I have been thinking about starting a blog for a while. Ever so often I think of something interesting I might want to write about. I’ve thought about writing a cooking blog or a "crunchy-mom" blog. But for one reason or another, I’ve never gotten around to embarking on this blog life until now.

This year I’ve pondered my life in a new way; I’ve made some breakthroughs spiritually and in my closest relationships. I’ve read more books than I usually read and I’ve probably said a few more prayers than in years past. There has been some turmoil and some reprieve. I have been married for four and a half years. My stepdaughter is 11 years old now and she’s a remarkable girl.

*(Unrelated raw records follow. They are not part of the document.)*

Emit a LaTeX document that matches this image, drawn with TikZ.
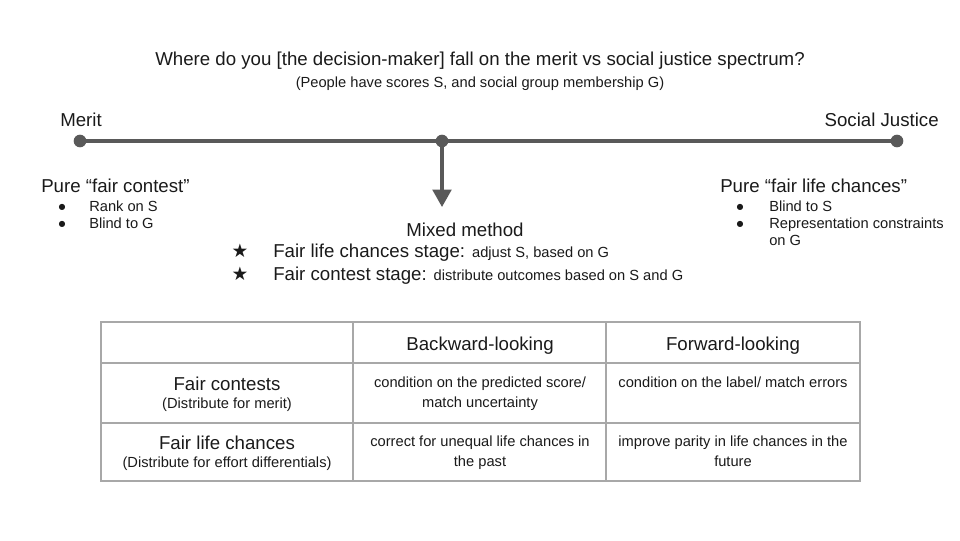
\documentclass[tikz,border=0pt]{standalone}
\usepackage{fontspec}
\setmainfont{Liberation Sans}
\newfontfamily\symfont{DejaVu Sans}
\usetikzlibrary{arrows.meta}
\definecolor{lineg}{HTML}{595959}
\definecolor{tabg}{HTML}{A8A8A8}
\definecolor{txt}{HTML}{1A1A1A}
\begin{document}
\begin{tikzpicture}[x=0.75pt,y=-0.75pt,
  every node/.style={inner sep=0pt, text=txt},
  big/.style={font=\fontsize{14}{17}\selectfont},
  small/.style={font=\fontsize{11}{15}\selectfont},
  bul/.style={font=\symfont\fontsize{6}{7}\selectfont, anchor=center},
  staricon/.style={font=\symfont\fontsize{14}{15}\selectfont, anchor=center},
  dot/.style={circle, fill=lineg, minimum size=9.5pt, inner sep=0pt},
  spec/.style={draw=lineg, line width=2.3pt},
  tab/.style={draw=tabg, line width=0.8pt}]
\useasboundingbox (0,0) rectangle (960,540);
% title
\node[big, anchor=base] (title) at (480,65) {Where do you [the decision-maker] fall on the merit vs social justice spectrum?};
\node[small, anchor=base] (sub) at (480,87) {(People have scores S, and social group membership G)};
% spectrum
\node[big, anchor=base west] (merit) at (60,126) {Merit};
\node[big, anchor=base east] (sj) at (939,126) {Social Justice};
\node[dot] (d1) at (80,141) {};
\node[dot] (d2) at (442,141) {};
\node[dot] (d3) at (897,141) {};
\coordinate (tip) at (442,207);
\draw[spec] (d1.center) -- (d2.center) -- (d3.center);
\draw[spec, -{Triangle[width=14pt,length=13pt]}] (d2.center) -- (tip);
% left
\node[big, anchor=base west] (pfc) at (41,192) {Pure “fair contest”};
\node[bul] (b1) at (62,207) {●};
\node[small, anchor=base west] (l1) at (89,211) {Rank on S};
\node[bul] (b2) at (62,224) {●};
\node[small, anchor=base west] (l2) at (89,228) {Blind to G};
% right
\node[big, anchor=base west] (pflc) at (720,192) {Pure “fair life chances”};
\node[bul] (b3) at (740,207) {●};
\node[small, anchor=base west] (r1) at (769,211) {Blind to S};
\node[bul] (b4) at (740,224) {●};
\node[small, anchor=base west] (r2) at (769,228) {Representation constraints};
\node[small, anchor=base west] (r3) at (769,245) {on G};
% mixed
\node[big, anchor=base] (mm) at (465,236) {Mixed method};
\node[staricon] (s1) at (240,251) {★};
\node[anchor=base west] (m1) at (273,257) {\fontsize{14}{17}\selectfont Fair life chances stage: \fontsize{11}{13}\selectfont adjust S, based on G};
\node[staricon] (s2) at (240,274) {★};
\node[anchor=base west] (m2) at (273,280) {\fontsize{14}{17}\selectfont Fair contest stage: \fontsize{11}{13}\selectfont distribute outcomes based on S and G};
% table
\draw[tab] (101,322) rectangle (860,481);
\draw[tab] (101,363) -- (860,363);
\draw[tab] (101,423) -- (860,423);
\draw[tab] (353,322) -- (353,481);
\draw[tab] (606,322) -- (606,481);
\node[big, anchor=base] (h1) at (480,350) {Backward-looking};
\node[big, anchor=base] (h2) at (733,350) {Forward-looking};
\node[big, anchor=base] (fc) at (227,390) {Fair contests};
\node[small, anchor=base] (fcs) at (227,408) {(Distribute for merit)};
\node[big, anchor=base] (flc) at (227,449) {Fair life chances};
\node[small, anchor=base] (flcs) at (227,467) {(Distribute for effort differentials)};
\node[small, anchor=base] (c11) at (480,387) {condition on the predicted score/};
\node[small, anchor=base] (c11b) at (480,407) {match uncertainty};
\node[small, anchor=base] (c12) at (733,387) {condition on the label/ match errors};
\node[small, anchor=base] (c21) at (480,446) {correct for unequal life chances in};
\node[small, anchor=base] (c21b) at (480,466) {the past};
\node[small, anchor=base] (c22) at (733,446) {improve parity in life chances in the};
\node[small, anchor=base] (c22b) at (733,466) {future};
\end{tikzpicture}
\end{document}
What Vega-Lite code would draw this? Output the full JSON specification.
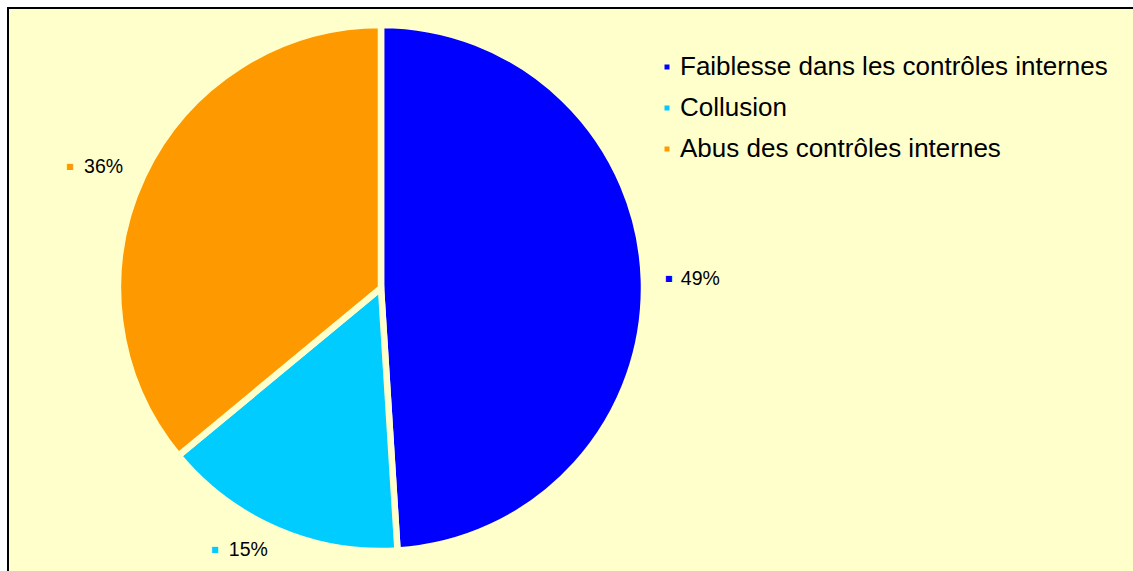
{
  "$schema": "https://vega.github.io/schema/vega-lite/v6.json",
  "width": 1125,
  "height": 563,
  "autosize": {"type": "none"},
  "padding": {"left": 8, "top": 8, "right": 0, "bottom": 0},
  "background": "#FFFFFF",
  "config": {
    "view": {"stroke": null},
    "font": "Liberation Sans"
  },
  "layer": [
    {
      "data": {"values": [{"cadre": 1}]},
      "mark": {"type": "rect", "fill": "#FFFFCC", "stroke": "#000000", "strokeWidth": 2},
      "encoding": {
        "x": {"value": 0},
        "x2": {"value": {"expr": "width + 6"}},
        "y": {"value": 0},
        "y2": {"value": {"expr": "height + 6"}}
      }
    },
    {
      "data": {
        "values": [
          {"cause": "Faiblesse dans les contrôles internes", "rang": 1, "share": 0.49},
          {"cause": "Collusion", "rang": 2, "share": 0.15},
          {"cause": "Abus des contrôles internes", "rang": 3, "share": 0.36}
        ]
      },
      "encoding": {
        "theta": {"field": "share", "type": "quantitative", "stack": true},
        "order": {"field": "rang", "type": "quantitative"},
        "color": {
          "field": "cause",
          "type": "nominal",
          "sort": null,
          "scale": {
            "domain": ["Faiblesse dans les contrôles internes", "Collusion", "Abus des contrôles internes"],
            "range": ["#0000FF", "#00CCFF", "#FF9900"]
          },
          "legend": {
            "orient": "none",
            "legendX": 646,
            "legendY": 46,
            "title": null,
            "padding": 0,
            "symbolType": "square",
            "symbolSize": 25,
            "symbolStrokeWidth": 0,
            "labelFontSize": 26,
            "labelFont": "Liberation Sans",
            "labelColor": "#000000",
            "labelLimit": 0,
            "labelOffset": 0,
            "rowPadding": 15
          }
        }
      },
      "layer": [
        {
          "mark": {"type": "arc", "outerRadius": 263, "x": 373, "y": 280, "stroke": "#FFFFCC", "strokeWidth": 6.5}
        },
        {
          "mark": {
            "type": "text",
            "text": "■",
            "font": "DejaVu Sans",
            "fontSize": 8,
            "radius": 285,
            "x": 373,
            "y": 280,
            "baseline": "middle",
            "align": "center",
            "dx": {"expr": "(datum.share_start + datum.share_end) < 1 ? 3 : -53"}
          }
        },
        {
          "mark": {
            "type": "text",
            "fontSize": 19.5,
            "radius": 285,
            "x": 373,
            "y": 280,
            "baseline": "middle",
            "align": {"expr": "(datum.share_start + datum.share_end) < 1 ? 'left' : 'right'"},
            "dx": {"expr": "(datum.share_start + datum.share_end) < 1 ? 15 : 0"}
          },
          "encoding": {
            "text": {"field": "share", "type": "quantitative", "format": ".0%"},
            "color": {"value": "#000000"}
          }
        }
      ]
    }
  ]
}
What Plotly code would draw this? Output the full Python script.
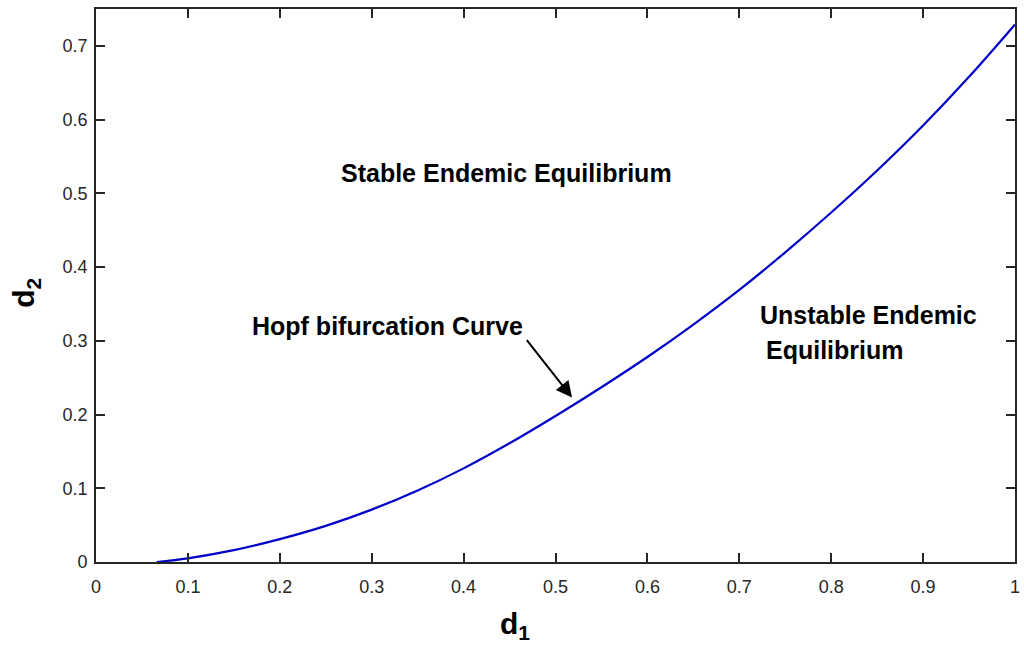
import plotly.graph_objects as go

# Hopf bifurcation curve in the (d1, d2) parameter plane
d1 = [0.066, 0.1, 0.15, 0.2, 0.25, 0.3, 0.35, 0.4, 0.45, 0.5, 0.55, 0.6,
      0.65, 0.7, 0.75, 0.8, 0.85, 0.9, 0.95, 1.0]
d2 = [0.0, 0.005, 0.016, 0.031, 0.049, 0.071, 0.097, 0.127, 0.161, 0.198,
      0.237, 0.278, 0.322, 0.369, 0.420, 0.474, 0.531, 0.592, 0.658, 0.729]

x_ticks = [0, 0.1, 0.2, 0.3, 0.4, 0.5, 0.6, 0.7, 0.8, 0.9, 1]
x_labels = ["0", "0.1", "0.2", "0.3", "0.4", "0.5", "0.6", "0.7", "0.8", "0.9", "1"]
y_ticks = [0, 0.1, 0.2, 0.3, 0.4, 0.5, 0.6, 0.7]
y_labels = ["0", "0.1", "0.2", "0.3", "0.4", "0.5", "0.6", "0.7"]

AX = "#262626"
FONT = "Liberation Sans, Arial, sans-serif"

fig = go.Figure()
fig.add_trace(go.Scatter(x=d1, y=d2, mode="lines", line=dict(color="#0000c8", width=2.2, shape="spline", smoothing=1.0),
                         showlegend=False, hoverinfo="skip"))

axis_common = dict(showgrid=False, zeroline=False, showline=True, linecolor=AX, linewidth=1.6,
                   mirror="ticks", ticks="inside", ticklen=9, tickwidth=1.6, tickcolor=AX,
                   tickfont=dict(family=FONT, size=18, color=AX))

fig.update_xaxes(range=[0, 1], tickvals=x_ticks, ticktext=x_labels, ticklabelstandoff=8, **axis_common)
fig.update_yaxes(range=[0, 0.75], tickvals=y_ticks, ticktext=y_labels, ticklabelstandoff=3, **axis_common)

label_font = dict(family=FONT, size=25, color="#000000")
title_font = dict(family=FONT, size=30, color="#000000")
annotations = [
    dict(x=0.447, y=0.528, xref="x", yref="y", text="<b>Stable Endemic Equilibrium</b>",
         showarrow=False, font=label_font, xanchor="center", yanchor="middle"),
    dict(x=0.3175, y=0.3207, xref="x", yref="y", text="<b>Hopf bifurcation Curve</b>",
         showarrow=False, font=label_font, xanchor="center", yanchor="middle"),
    dict(x=0.7208, y=0.3356, xref="x", yref="y", text="<b>Unstable Endemic</b>",
         showarrow=False, font=label_font, xanchor="left", yanchor="middle"),
    dict(x=0.7273, y=0.287, xref="x", yref="y", text="<b>Equilibrium</b>",
         showarrow=False, font=label_font, xanchor="left", yanchor="middle"),
    dict(x=0.518, y=0.223, xref="x", yref="y", ax=0.4675, ay=0.303, axref="x", ayref="y",
         text="", showarrow=True, arrowhead=2, arrowsize=1.6, arrowwidth=2, arrowcolor="#000000"),
    # axis titles
    dict(x=0.4562, y=-0.078, xref="paper", yref="paper", text="<b>d<sub>1</sub></b>",
         showarrow=False, font=title_font, xanchor="center", yanchor="top"),
    dict(x=-0.076, y=0.487, xref="paper", yref="paper", text="<b>d<sub>2</sub></b>",
         showarrow=False, font=title_font, textangle=-90, xanchor="center", yanchor="middle"),
]

fig.update_layout(width=1024, height=656, margin=dict(l=96, r=4, t=9, b=94),
                  paper_bgcolor="white", plot_bgcolor="white", annotations=annotations)

fig.write_html("out.html")
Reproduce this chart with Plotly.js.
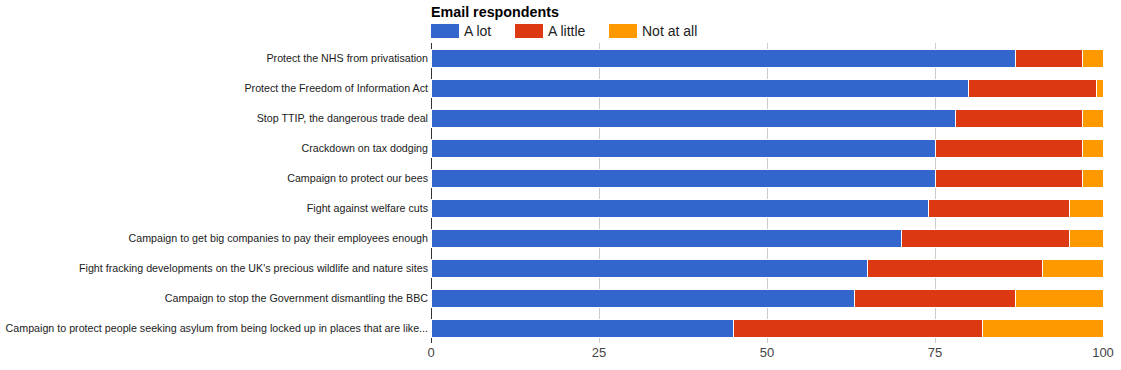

Still, step parenting and step family issues—if I’m being honest—probably bring the most discord to my life than any other thing. I tried to rewrite that last sentence in a way that didn’t sound so negative, but couldn’t come up a better way to say it. The truth is, I may be most tested by my family dynamic, but I believe that by it, I am given the most opportunity for spiritual growth. There is a way to stand still in this Christian life and without issues that press into your heart and give you a reason to reflect, it becomes easier to stagnate.


So with that, I purpose to write this blog as a record of how the Lord uses my marriage, parenting, and step parenting, as methods to refine and renew me. I hope maybe there are other Christian stepmoms or stepfamilies that will be encouraged by these meditations.